Besides helping sixth-graders find their way into and through the "mental and emotional unknown" they exist in as pre-teens, Barnes also works with a number of programs. She serves as a tutor for a free pilot tutoring program offered by Jefferson's Caring Communities program. Volunteers provide assistance to students who are struggling with a specific concept and to those who need a structured setting to complete homework.
She is also working with the City of Cape Girardeau Public Works Department to develop a schoolwide recycling program. Barnes' class is piloting the program with hopes of having it implemented throughout the district next year.
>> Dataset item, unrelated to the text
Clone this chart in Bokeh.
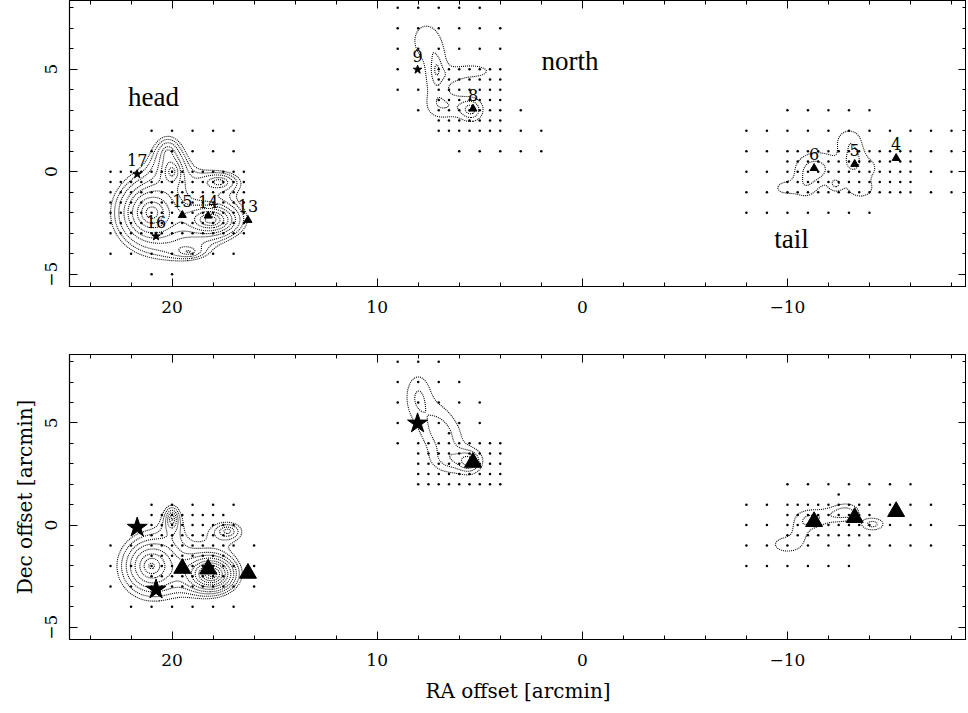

"My class is responsible for the collection of copy paper, envelopes and notebook paper from all of the classrooms in the school," she said. "This project goes right along with Jefferson's theme for the year of "Respect and Responsibility," as the kids respect our natural resources by recycling them and accept the personal responsibility of making this program a success.
The three-year teaching veteran relocated to Cape Girardeau with her husband, an assistant professor at Southeast Missouri State University, in August 1996 after teaching at New Haven Accelerated School in Columbia. She accepted a position as a sixth-grade teacher at Jefferson in May.